The model has now been placed in the vertex face mode to check that all faces and edges are in the correct position and that nothing looks out of place or distorted.

Maya model in vertex face mode, used to correct any out of place faces.

Once the vertex faces had been checked, the UV maps can be developed. There was an option to automatically create the UV maps, but this screenshot is the aftermath of manually cutting and unfolding each object. The UVs were then laid out and exported, ready for texturing.

Screenshot showing the completion of the UV mapping.

After importing the UV maps into Adobe Substance 3D Painter, this is how it looked, everything worked beautifully. Each object had their own layer, so it was very easy to add materials and textures without them bleeding over to a different section of the model.

Screenshot of Maya model imported into Substance Painter.

After experimenting with different textures and add-ons, this was the result created. The design is very metallic with rust painted around the top and legs. The rust, dents and added graffiti gave the illusion that this escape pod had been abandoned.

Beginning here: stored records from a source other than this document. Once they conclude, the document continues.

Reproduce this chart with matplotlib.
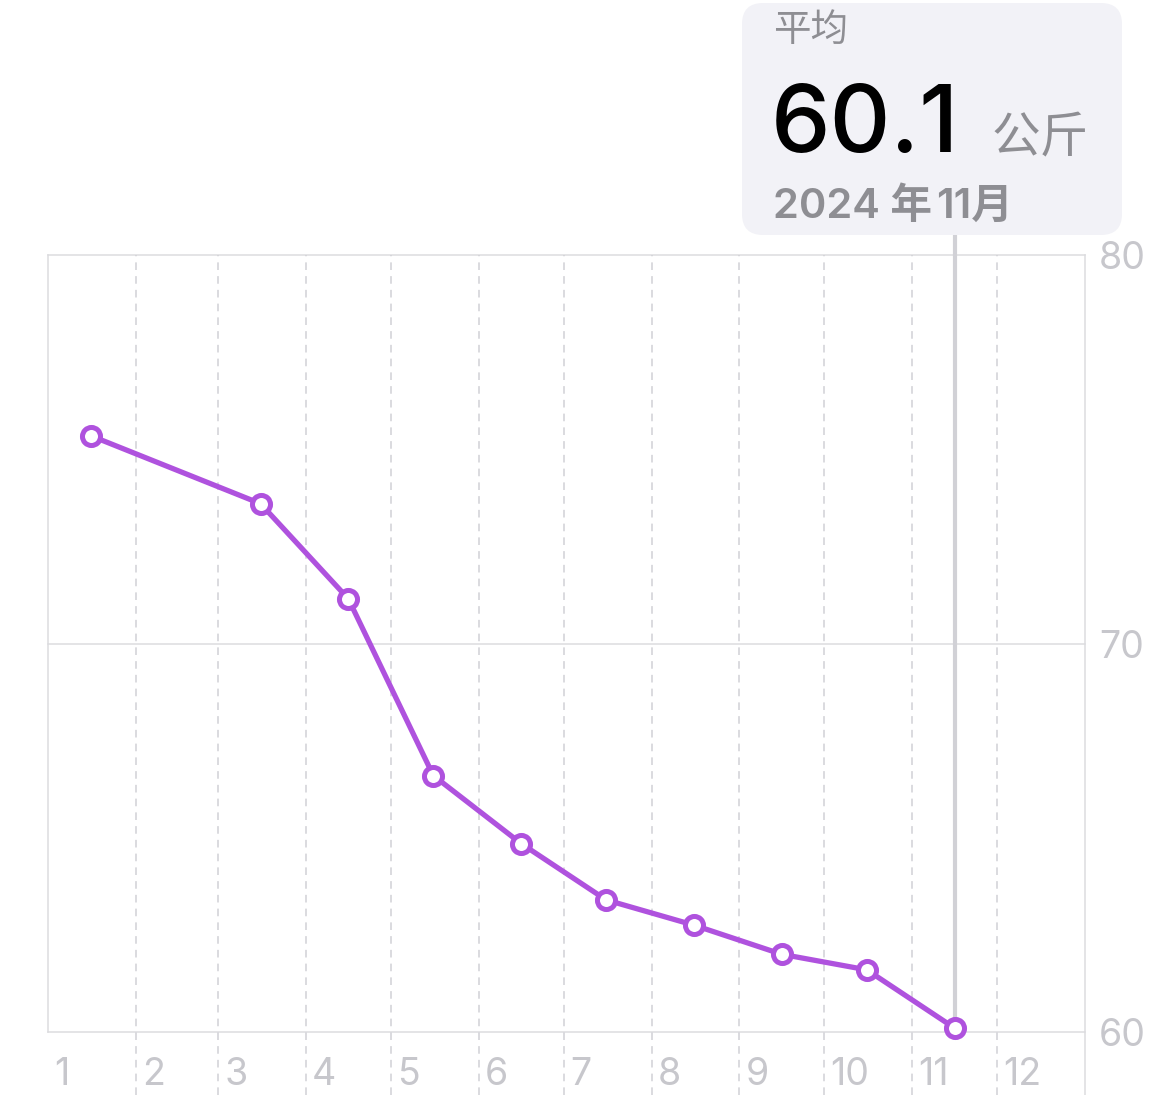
import numpy as np
import matplotlib
matplotlib.use("Agg")
import matplotlib.pyplot as plt
import matplotlib.transforms as mtransforms
from matplotlib.patches import FancyBboxPatch
from datetime import datetime

plt.rcParams['font.family'] = ['Inter', 'Noto Sans CJK SC', 'DejaVu Sans']

# === 数据 ===
dates = ["2024-01-16", "2024-03-16", "2024-04-16", "2024-05-16", "2024-06-16",
         "2024-07-16", "2024-08-16", "2024-09-16", "2024-10-16", "2024-11-16"]
weights = [75.35, 73.6, 71.15, 66.6, 64.85, 63.4, 62.75, 62.0, 61.6, 60.1]
month_labels = [str(m) for m in range(1, 13)]
y_ticks = [60, 70, 80]

sel_date = "2024-11-16"
sel_value = 60.1
tip_title = "平均"
tip_unit = "公斤"
tip_year = "2024 年"
tip_month = "11月"

purple = "#AF52DE"
grid_c = "#dcdcdf"
dash_c = "#d1d1d6"
label_c = "#c7c7cc"
tip_gray = "#8e8e93"

x = [datetime.strptime(d, "%Y-%m-%d") for d in dates]
month_starts = [datetime(2024, m, 1) for m in range(1, 13)]

W, H = 1170, 1095
fig = plt.figure(figsize=(W / 100, H / 100), dpi=100)
ax = fig.add_axes([48 / W, 1 - 1032 / H, (1085 - 48) / W, (1032 - 255) / H])

ax.set_xlim(datetime(2024, 1, 1), datetime(2025, 1, 1))
ax.set_ylim(60, 80)

for s in ax.spines.values():
    s.set_visible(False)
ax.set_xticks([])
ax.set_yticks([])

# 横向网格
for v in y_ticks:
    ax.axhline(v, color=grid_c, lw=1.1, zorder=1, clip_on=False)
# 左右边框
ax.axvline(datetime(2024, 1, 1), color=grid_c, lw=1.1, zorder=1, clip_on=False)
ax.axvline(datetime(2025, 1, 1), ymin=-0.081, ymax=1, color=grid_c, lw=1.1,
           zorder=1, clip_on=False)
# 月份虚线
for ms in month_starts[1:]:
    ax.axvline(ms, ymin=-0.081, ymax=1, color=dash_c, lw=1.1, dashes=(5, 4),
               zorder=1, clip_on=False)

# 月份标签
lab_tr = mtransforms.offset_copy(ax.get_xaxis_transform(), fig=fig, x=4.5, y=-31,
                                 units='points')
for ms, lab in zip(month_starts, month_labels):
    ax.text(ms, 0, lab, transform=lab_tr, ha='left', va='center',
            fontsize=27, color=label_c)

# y 轴标签 (右侧)
ylab_tr = mtransforms.offset_copy(ax.get_yaxis_transform(), fig=fig, x=10, y=-3,
                                  units='points')
for v in y_ticks:
    ax.text(1, v, str(v), transform=ylab_tr, ha='left', va='center',
            fontsize=27, color=label_c)

# 选中指示线
sel_x = datetime.strptime(sel_date, "%Y-%m-%d")
ax.axvline(sel_x, ymin=(sel_value - 60) / 20, ymax=(1032 - 235) / (1032 - 255),
           color=dash_c, lw=3, zorder=2, clip_on=False)

# 折线
ax.plot(x, weights, color=purple, lw=3.8, zorder=3, solid_capstyle='round')
ax.plot(x, weights, 'o', ms=13, mfc='white', mec=purple, mew=3.6, zorder=4,
        clip_on=False)

# 提示框
box = FancyBboxPatch((742 / W, 1 - 235 / H), (1122 - 742) / W, (235 - 3) / H,
                     boxstyle="round,pad=0,rounding_size=0.018",
                     transform=fig.transFigure, fc="#f2f2f7", ec='none',
                     mutation_aspect=W / H)
fig.patches.append(box)

fig.text(773 / W, 1 - 31 / H, tip_title, ha='left', va='center', fontsize=27,
         color=tip_gray)
fig.text(771 / W, 1 - 152 / H, f"{sel_value:.1f}", ha='left', va='baseline',
         fontsize=68, fontweight='medium', color='black')
fig.text(992 / W, 1 - 152 / H, tip_unit, ha='left', va='baseline', fontsize=35,
         color=tip_gray)
fig.text(773 / W, 1 - 218 / H, tip_year, ha='left', va='baseline', fontsize=30,
         fontweight='semibold', color=tip_gray)
fig.text(936 / W, 1 - 218 / H, tip_month, ha='left', va='baseline', fontsize=30,
         fontweight='semibold', color=tip_gray)

fig.savefig("out.png", dpi=100, facecolor='white')
plt.close()
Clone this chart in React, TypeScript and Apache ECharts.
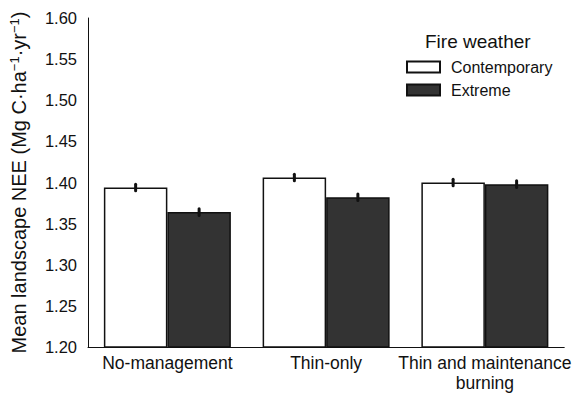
import React, { useEffect, useRef } from "react";
import * as echarts from "echarts";

const categories = ["No-management", "Thin-only", "Thin and maintenance\nburning"];
const seriesNames = ["Contemporary", "Extreme"];
const contemporary = [1.394, 1.406, 1.4];
const extreme = [1.364, 1.382, 1.398];
const contemporaryErr = [0.004, 0.004, 0.004];
const extremeErr = [0.004, 0.004, 0.004];
const yTicks = { min: 1.2, max: 1.6, interval: 0.05 };

const FONT = "'Liberation Sans', Arial, Helvetica, sans-serif";

export default function App() {
  const ref = useRef<HTMLDivElement>(null);
  useEffect(() => {
    if (!ref.current) return;
    const chart = echarts.init(ref.current, undefined, { renderer: "svg" });
    const errData = (vals: number[], errs: number[], side: number) =>
      vals.map((v, i) => [i, v, errs[i], side]);
    const renderErr = (params: any, api: any) => {
      const idx = api.value(0);
      const val = api.value(1);
      const err = api.value(2);
      const side = api.value(3);
      const band = api.size([1, 0])[0];
      const c = api.coord([idx, val]);
      const x = c[0] + side * band * 0.2;
      const top = api.coord([idx, val + err])[1];
      const bot = api.coord([idx, val - err])[1];
      return {
        type: "line",
        shape: { x1: x, y1: top, x2: x, y2: bot },
        style: { stroke: "#111", lineWidth: 3, lineCap: "round" },
        z2: 10,
      };
    };
    chart.setOption({
      animation: false,
      textStyle: { fontFamily: FONT },
      title: {
        text: "Fire weather",
        left: 425,
        top: 32,
        padding: 0,
        textStyle: { fontSize: 19, fontWeight: "normal", color: "#111", fontFamily: FONT },
      },
      legend: {
        data: seriesNames,
        orient: "vertical",
        left: 406,
        top: 59,
        padding: 0,
        itemWidth: 33,
        itemHeight: 11,
        itemGap: 7,
        icon: "rect",
        textStyle: { fontSize: 16, color: "#111", fontFamily: FONT, padding: [0, 0, 0, 6] },
      },
      grid: { left: 88, right: 7, top: 18, bottom: 45 },
      xAxis: {
        type: "category",
        data: categories,
        axisLine: { lineStyle: { color: "#111", width: 1 } },
        axisTick: { show: false },
        axisLabel: {
          color: "#111",
          fontSize: 17.5,
          fontFamily: FONT,
          margin: 6,
          lineHeight: 20,
          interval: 0,
        },
      },
      yAxis: {
        type: "value",
        min: yTicks.min,
        max: yTicks.max,
        interval: yTicks.interval,
        splitLine: { show: false },
        axisTick: { show: false },
        axisLine: { show: true, lineStyle: { color: "#111", width: 1 } },
        axisLabel: {
          color: "#111",
          fontSize: 16.5,
          fontFamily: FONT,
          margin: 11,
          formatter: (v: number) => v.toFixed(2),
        },
        name: "{a|Mean landscape NEE (Mg C·ha}{s|−1}{a|·yr}{s|−1}{a|)}",
        nameLocation: "middle",
        nameGap: 58,
        nameRotate: 90,
        nameTextStyle: {
          rich: {
            a: { fontSize: 20, color: "#111", fontFamily: FONT, lineHeight: 22 },
            s: { fontSize: 13, color: "#111", fontFamily: FONT, verticalAlign: "top", lineHeight: 22 },
          },
        },
      },
      series: [
        {
          name: seriesNames[0],
          type: "bar",
          data: contemporary,
          barGap: "0%",
          barCategoryGap: "20%",
          itemStyle: { color: "#ffffff", borderColor: "#111", borderWidth: 1.5 },
        },
        {
          name: seriesNames[1],
          type: "bar",
          data: extreme,
          barGap: "0%",
          barCategoryGap: "20%",
          itemStyle: { color: "#333333", borderColor: "#111", borderWidth: 1.5 },
        },
        {
          type: "custom",
          renderItem: renderErr,
          data: errData(contemporary, contemporaryErr, -1),
          encode: { x: 0, y: 1 },
          z: 5,
        },
        {
          type: "custom",
          renderItem: renderErr,
          data: errData(extreme, extremeErr, 1),
          encode: { x: 0, y: 1 },
          z: 5,
        },
      ],
    });
    return () => chart.dispose();
  }, []);
  return (
    <div
      ref={ref}
      style={{ position: "absolute", left: 0, top: 0, width: 574, height: 393 }}
    />
  );
}
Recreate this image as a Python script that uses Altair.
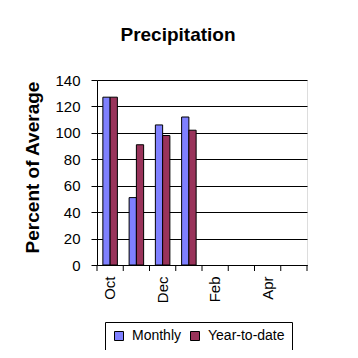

After finalising the texturing, it was time to export them and import them back into Maya. This step was complicated as the textures had to be added through different layers, the colour, metallic, roughness and bump mapping.

Screenshot showing the textured model after being imported back into Maya.

This was the result after importing the textures back in, as you can see it doesn’t match the complete model in Substance Painter. Each step was followed, and lighting was added but unfortunately, this could not be resolved.